Required task -> Take the line containing "Output the Python" as the first line and the line containing "import plotly.graph_objects as go" as the last, and output that span verbatim without any images.

◇ ◇ ◇ ◇ ◇

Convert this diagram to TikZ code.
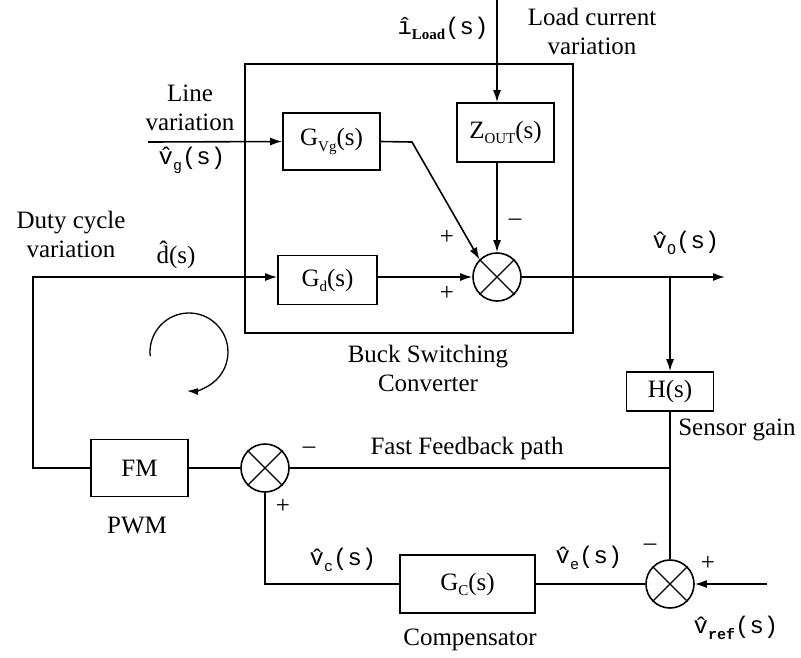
\documentclass[tikz,border=0pt]{standalone}
\usepackage{fontspec}
\setmainfont{Liberation Serif}
\newfontfamily\monofam{Liberation Mono}
\usetikzlibrary{arrows.meta,calc}

% lowered index, e.g. G_d
\newcommand{\lowidx}[1]{\raisebox{-0.45ex}{\fontsize{15}{15}\selectfont #1}}
% small-signal variable with hat: v-hat_#1(s)
\newcommand{\hv}[1]{{\monofam\fontsize{24}{28}\selectfont\^{v}\lowidx{#1}(s)}}

\begin{document}
\begin{tikzpicture}[x=1pt,y=-1pt,line width=1.6pt,
  every node/.style={font=\fontsize{25}{29}\selectfont},
  block/.style={draw, inner sep=0pt},
  sumnode/.style={draw, circle, minimum size=48pt, inner sep=0pt},
  sig/.style={-{Latex[length=12pt,width=8pt]}},
  sgn/.style={font=\fontsize{25}{25}\selectfont, inner sep=0pt},
  lbl/.style={align=center, inner sep=0pt}]

\useasboundingbox (0,0) rectangle (801,657);

% converter frame
\node[draw, minimum width=328pt, minimum height=269pt, inner sep=0pt] (buck) at (409,198.5) {};

% blocks
\node[block, minimum width=97pt, minimum height=57pt] (gvg) at (331.5,141.5) {G\lowidx{Vg}(s)};
\node[block, minimum width=97pt, minimum height=59pt] (zout) at (505.5,132.5) {Z\lowidx{OUT}(s)};
\node[block, minimum width=99pt, minimum height=49pt] (gd) at (327.5,280) {G\lowidx{d}(s)};
\node[block, minimum width=87pt, minimum height=39pt] (hs) at (670,391.5) {H(s)};
\node[block, minimum width=97pt, minimum height=57pt] (fm) at (139.5,468) {FM};
\node[block, minimum width=135pt, minimum height=58pt] (gc) at (467.5,584) {G\lowidx{C}(s)};

% summing junctions
\node[sumnode] (s1) at (497,277) {};
\node[sumnode] (s2) at (265,468) {};
\node[sumnode] (s3) at (670,584) {};
\foreach \s in {s1,s2,s3}
  \draw[line width=1.2pt] (\s.north east) -- (\s.south west) (\s.north west) -- (\s.south east);

% free ends and bends
\coordinate (vgin) at (148,142);
\coordinate (iin) at (497,0);
\coordinate (bend) at (412,142);
\coordinate (dcorner) at (33,277);
\coordinate (vout) at (725,277);
\coordinate (vtap) at (670,277);
\coordinate (ffjoin) at (670,468);
\coordinate (vcorner) at (265,584);
\coordinate (vrefin) at (767,584);

% signal paths
\draw[sig] (vgin) -- (gvg.west);
\draw[sig] (gvg.east) -- (bend) -- (s1.north west);
\draw[sig] (iin) -- (zout.north -| s1);
\draw[sig] (zout.south -| s1) -- (s1.north);
\draw[sig] (gd.east |- s1) -- (s1.west);
\draw[sig] (s1.east) -- (vout);
\draw[sig] (vtap) -- (hs.north);
\draw (hs.south) -- (s3.north);
\draw (ffjoin) -- (s2.east);
\draw (s3.west) -- (gc.east);
\draw (gc.west) -- (vcorner) -- (s2.south);
\draw (s2.west) -- (fm.east);
\draw[sig] (fm.west) -- (fm.west -| dcorner) -- (dcorner) -- (gd.west |- s1);
\draw[sig] (vrefin) -- (s3.east);

% loop direction mark
\coordinate (loopc) at (189,352);
\draw[line width=1.3pt, -{Latex[length=11pt,width=7pt]}] (loopc) ++(186:39pt) arc[start angle=186, end angle=-93, radius=39pt];

% labels
\node[lbl] (lload) at (443,28) {{\monofam\fontsize{24}{28}\selectfont\^{\i}}\lowidx{\bfseries Load}{\monofam\fontsize{24}{28}\selectfont(s)}};
\node[lbl] (lloadtxt) at (592,31) {Load current\\variation};
\node[lbl] (lline) at (190,108) {Line\\variation};
\node[lbl] (lvg) at (192,160) {\hv{g}};
\node[lbl] (lduty) at (71,234) {Duty cycle\\variation};
\node[lbl] (ld) at (176,255) {\^{d}(s)};
\node[lbl] (lvo) at (686,243) {\hv{O}};
\node[lbl] (lbuck) at (428,368) {Buck Switching\\Converter};
\node[lbl] (lsensor) at (737,430) {Sensor gain};
\node[lbl] (lfast) at (467,448) {Fast Feedback path};
\node[lbl] (lpwm) at (137,525) {PWM};
\node[lbl] (lvc) at (343,560) {\hv{c}};
\node[lbl] (lcomp) at (470,640) {Compensator};
\node[lbl] (lve) at (589,558) {\hv{e}};
\node[lbl] (lvref) at (736,628) {\hv{\bfseries ref}};

% signs at the junctions
\node[sgn] at (447,237) {+};
\node[sgn] at (447,293) {+};
\node[sgn] at (515,222) {\textendash};
\node[sgn] at (309,450) {\textendash};
\node[sgn] at (283,506) {+};
\node[sgn] at (650,547) {\textendash};
\node[sgn] at (708,563) {+};
\end{tikzpicture}
\end{document}
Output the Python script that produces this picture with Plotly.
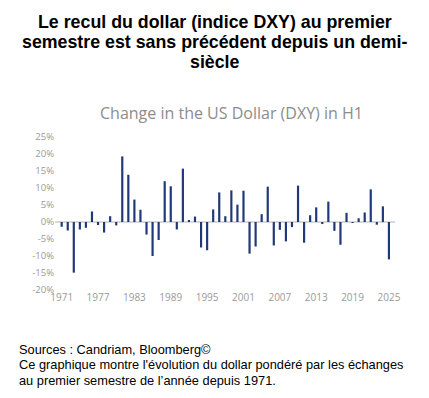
import plotly.graph_objects as go

years = list(range(1971, 2026))
changes = [
    -1.4, -2.5, -14.9, -2.2, -1.7, 3.1, -0.9, -3.1, 1.7, -1.0,
    19.3, 13.9, 6.6, 3.6, -3.7, -10.0, -5.3, 12.0, 10.5, -2.2,
    15.7, 0.5, 1.6, -7.5, -8.3, 3.7, 8.7, 1.7, 9.3, 5.1,
    9.2, -9.3, -7.2, 2.3, 10.4, -6.9, -2.3, -5.7, -1.5, 10.7,
    -6.1, 2.0, 4.3, -0.6, 6.0, -2.6, -6.7, 2.7, -0.2, 1.1,
    2.8, 9.6, -0.8, 4.6, -11.0,
]
x_ticks = [1971, 1977, 1983, 1989, 1995, 2001, 2007, 2013, 2019, 2025]
y_ticks = [-20, -15, -10, -5, 0, 5, 10, 15, 20, 25]
y_ticktext = [f"{v}%" for v in y_ticks]

title_lines = ["Le recul du dollar (indice DXY) au premier",
               "semestre est sans précédent depuis un demi-",
               "siècle"]
chart_title = "Change in the US Dollar (DXY) in H1"
footer_lines = ["Sources : Candriam, Bloomberg©",
                "Ce graphique montre l'évolution du dollar pondéré par les échanges",
                "au premier semestre de l’année depuis 1971."]

W, H = 429, 398
L, R, T, B = 55, 34, 137, 108
ph = H - T - B
pw = W - L - R

def py(y):
    return (H - B - y) / ph

def px(x):
    return (x - L) / pw

fig = go.Figure(go.Bar(
    x=years, y=changes, width=0.36,
    marker=dict(color="#1f3877", line=dict(width=0)),
))

annotations = []
for i, line in enumerate(title_lines):
    annotations.append(dict(
        text="<b>" + line + "</b>", x=px(214.5), y=py(22 + 20 * i),
        xref="paper", yref="paper", xanchor="center", yanchor="middle",
        showarrow=False, font=dict(family="Liberation Sans", size=17.8, color="black")))
annotations.append(dict(
    text=chart_title, x=px(231), y=py(113), xref="paper", yref="paper",
    xanchor="center", yanchor="middle", showarrow=False,
    font=dict(family="Open Sans", size=16, color="#8c8c8c")))
for i, line in enumerate(footer_lines):
    annotations.append(dict(
        text=line, x=px(17), y=py(349 + 15.5 * i), xref="paper", yref="paper",
        xanchor="left", yanchor="middle", showarrow=False,
        font=dict(family="Liberation Sans", size=12.8, color="black")))

fig.update_layout(
    width=W, height=H,
    margin=dict(l=L, r=R, t=T, b=B, autoexpand=False),
    paper_bgcolor="white", plot_bgcolor="white",
    showlegend=False,
    xaxis=dict(range=[1969.9, 2026.0], tickvals=x_ticks, showgrid=False,
               zeroline=False, showline=False, ticks="", automargin=False,
               tickfont=dict(family="Open Sans", size=10, color="#9a9a9a")),
    yaxis=dict(range=[-20, 25], tickvals=y_ticks, ticktext=y_ticktext,
               showgrid=False, automargin=False,
               zeroline=True, zerolinecolor="#d9d9d9", zerolinewidth=1.5,
               showline=False, ticks="",
               tickfont=dict(family="Open Sans", size=9.5, color="#9a9a9a")),
    annotations=annotations,
)

fig.write_html("out.html", config={"displayModeBar": False},
               post_script="document.body.style.margin='0';")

◇ ◇ ◇ ◇ ◇

Expected answer ->
Output the Python script that produces this picture with Plotly.
import plotly.graph_objects as go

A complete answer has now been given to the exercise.